Confesions of Felix Krull, Confidence Man
Confesions of Felix Krull, Confidence Man, Thomas Mann’s unfinished novel, begins with a first person account of his family background, and many quaint anecdotes of his own childhood. Felix comes from an upper class family in the picturesque German Rhine Valley, notable for being a region of fine wine production, where his father owns a small family-run vineyard that produces and bottles a Methode Champenoise, Engelbert Krull Lorley Extra Cuvee. Felix writes about his childhood love of fantasy, his love of dressing-up in costumes, and his passion for the theater. Much of his appreciation for the arts comes by way of his godfather Schimmelpreester, a painter who looks at the world through artistic lenses, and who has a deep influence on Felix’s life.
With a fertile imagination and a penchant for adventure, Felix rarely shows any interest in socializing, preferring to retire into his own fantasy world.
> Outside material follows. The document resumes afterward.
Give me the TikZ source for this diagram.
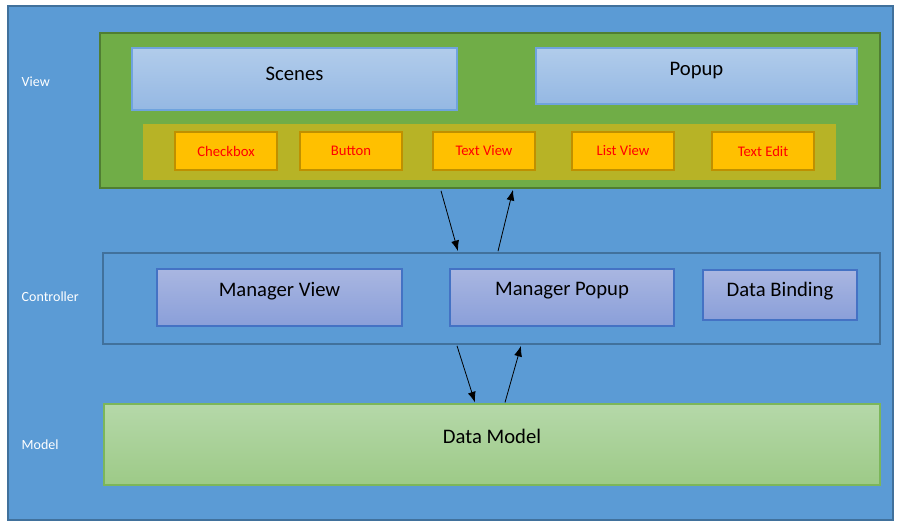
\documentclass[tikz,border=0pt]{standalone}
\usepackage{fontspec}
\setmainfont{Carlito}
\usetikzlibrary{fit,calc,arrows.meta}

\definecolor{bgblue}{HTML}{5B9BD5}
\definecolor{bgline}{HTML}{41719C}
\definecolor{viewgreen}{HTML}{70AD47}
\definecolor{viewline}{HTML}{507E32}
\definecolor{bandolive}{HTML}{B7B326}
\definecolor{btnfill}{HTML}{FFC000}
\definecolor{btnline}{HTML}{BF9000}
\definecolor{sceneline}{HTML}{6FA3DE}
\definecolor{scenetop}{HTML}{B1CCEB}
\definecolor{scenebot}{HTML}{95B8E3}
\definecolor{mgrline}{HTML}{4472C4}
\definecolor{mgrtop}{HTML}{A9B6E1}
\definecolor{mgrbot}{HTML}{8A9FD9}
\definecolor{modelline}{HTML}{7CB65A}
\definecolor{modeltop}{HTML}{B5D8A9}
\definecolor{modelbot}{HTML}{9DCA87}

\tikzset{
  frame/.style={inner sep=0pt, line width=1.2pt},
  screen/.style={frame, draw=sceneline, line width=0.8pt, top color=scenetop, bottom color=scenebot},
  widget/.style={frame, draw=btnline, fill=btnfill},
  manager/.style={frame, draw=mgrline, line width=0.8pt, top color=mgrtop, bottom color=mgrbot},
  caption/.style={anchor=center, font=\fontsize{15.5}{18}\selectfont},
  layername/.style={anchor=west, text=white, font=\fontsize{10.5}{12}\selectfont},
  arr/.style={-{Latex[length=8pt,width=6pt]}, line width=0.6pt}
}

\begin{document}
\begin{tikzpicture}[x=0.75pt,y=-0.75pt]
\useasboundingbox[fill=white] (0,0) rectangle (901,530);

\node[frame, draw=bgline, fill=bgblue, fit={(8,6) (893,520)}] (outer) {};

% layers
\node[frame, draw=viewline, fill=viewgreen, fit={(100,33) (880,188)}] (viewbox) {};
\node[frame, draw=bgline, fit={(103,253) (880,344)}] (ctrlbox) {};
\node[frame, draw=modelline, line width=0.8pt, top color=modeltop, bottom color=modelbot, fit={(104,404) (880,485)},
  label={[caption,yshift=-25pt]north:Data Model}] (modelbox) {};

\node[layername] (viewlbl) at (17,82) {View};
\node[layername] (ctrllbl) at (17,297) {Controller};
\node[layername] (modellbl) at (17,445) {Model};

% view
\node[screen, fit={(132,48) (457,110)}, label={[caption,yshift=-19.5pt]north:Scenes}] (scenes) {};
\node[screen, fit={(536,48) (857,104)}, label={[caption,yshift=-17.5pt]north:Popup}] (popup) {};
\node[inner sep=0pt, fill=bandolive, fit={(143,124) (836,180)}] (band) {};

\foreach \name/\xa/\txt in {chk/175/Checkbox, btn/300/Button, tv/433/Text View, lv/572/List View, te/712/Text Edit}{
  \node[widget, fit={(\xa,132) (\xa+102,170)}] (\name) {};
  \node[text=red, font=\fontsize{11}{13}\selectfont] at (\name) {\txt};
}

% controller
\node[manager, fit={(157,269) (402,326)}, label={[caption,yshift=-17pt]north:Manager View}] (mview) {};
\node[manager, fit={(450,269) (674,326)}, label={[caption,yshift=-17pt]north:Manager Popup}] (mpopup) {};
\node[manager, fit={(703,270) (857,320)}, label={[caption,yshift=-16.5pt]north:Data Binding}] (dbind) {};

% links
\draw[arr] ($(viewbox.south)+(-49,2)$) -- ($(ctrlbox.north)+(-33.5,-1)$);
\draw[arr] ($(ctrlbox.north)+(6.5,-1)$) -- ($(viewbox.south)+(23,1)$);
\draw[arr] ($(ctrlbox.south)+(-34.5,1)$) -- ($(modelbox.north)+(-17,-1)$);
\draw[arr] ($(modelbox.north)+(13,-1)$) -- ($(ctrlbox.south)+(29.5,1)$);

\end{tikzpicture}
\end{document}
He is greatly influenced as a child by his exposure to the theater and music. He tells anecdotes of visiting with artists backstage, and of his affinity for imitating them, a skill he seems to be a natural at. He can’t stand school, obviously, finding it incessantly boring, and so he does whatever he can to get out of having to attend classes. Felix begins to practice the art of deception by forging his father’s writing on notes that excuse him from school due to fictitious illnesses. Later on Felix acquires a higher degree of sophistication in his confidence games, by acting out the illness and being able to fool his mother with all sorts of imaginary symptoms. He in fact becomes so adept at “performing” his sicknesses, that he is able to reproduce, at will, the somatic symptoms for the specific illnesses he is trying to convey (think Ferris Bueller in Ferris Bueller’s Day off: sweaty palms, nausea and vomiting, etc.). Even when doctors arrive to examine Felix, rightly assuming that it is a case of “school-avoidance syndrome”, Felix is skillfully able to convince them, or at least force enough doubt into their minds that they end up buying into his whole ruse.
From feigning illnesses Felix graduates onto a successful, if modest, career as a candy store thief. He then tells us about his first sexual encounter (with an older Housemaid) and everything is charming and light in his life for the first 18 years of it. Then tragedy befalls his family. The bottles for the Engelbert Krull wine his father produces are beautifully and elaborately ornamented, but the stuff inside is sub-par. The family business goes bankrupt. His father falls into a deep depression over what he considers to be a gargantuan failure and months later takes his own life. This tragic event catapults us into the story and perhaps serves to explain why Felix Krull was so desperate to be as far removed from his familial circumstances as possible and why he goes on to become an expert impostor and confidence man in late 19th century Europe.